The recent drop in prices at the pump could pick up steam, driving gasoline sharply lower in coming months, USA Today reported Wednesday.
'We'll be closer to $2 than $3 come Thanksgiving,' Fred Rozell, a gas analyst at at the Oil Price Information Service, told the newspaper.
If that happens, prices will be inconsistent with a trend that started back in 1999.
Even if the current price spike is an anomaly, my highly complicated projection models--OK, I'm just eyeballing it--project prices to be in the $2.50 range into early 2007. That's not to say we can't have prices below the trend, just that if that happens, prices will be, well, below the trend (just as current prices seem to be above the trend started in late 1998 or early 1999).
How does the Oil Price Information Service explain the expected price drop?
Several factors are behind the recent declines: the end of the summer driving season, which reduces consumer demand for gasoline...
Woohoo, DRIVE LESS! works!*
...as well as, the end of seasonal federal requirements on gas that makes the cost of importing and refining it cheaper, the newspaper reported.

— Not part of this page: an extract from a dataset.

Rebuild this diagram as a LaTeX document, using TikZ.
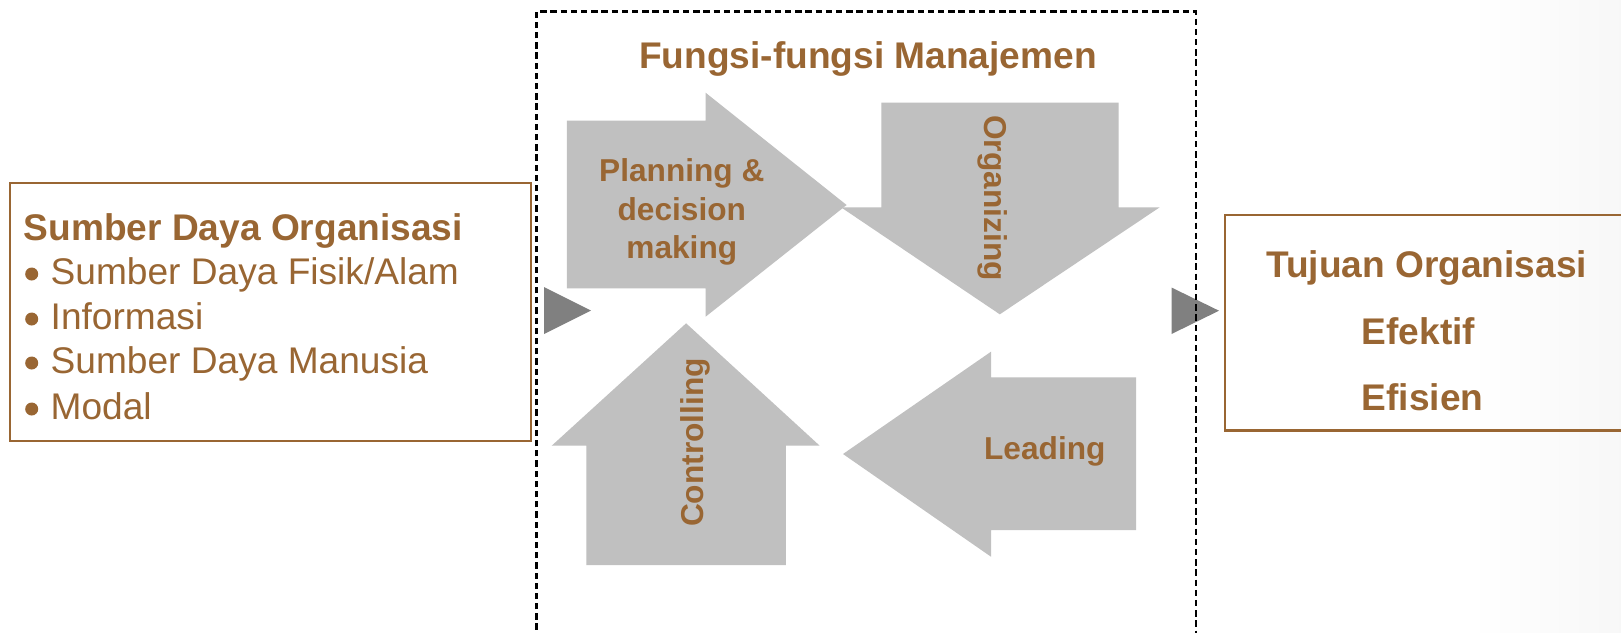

Overall gas consumption is down for the year, which takes the edge off wholesalers prices, who in turn are trying to get rid of the product.
Woohoo, DRIVE LESS! works!* Sorry, did I already say that?
Finally, petroleum traders, worried that high prices won't last, are anxious to sell their holdings, the newspaper reported.
Damned speculators...Oh wait, we can only blame them for higher prices, right?
I have one more explanation, regression to the mean.
*For those new to Env-Econ, "Drive Less!" is an answer to the question "What can we as consumers do to bring down the price of gas?" "Drive Less!" places the burden on drivers to take action. Gas prices are high because drivers are willing to pay high gas prices. "Drive Less!" and gas prices will fall.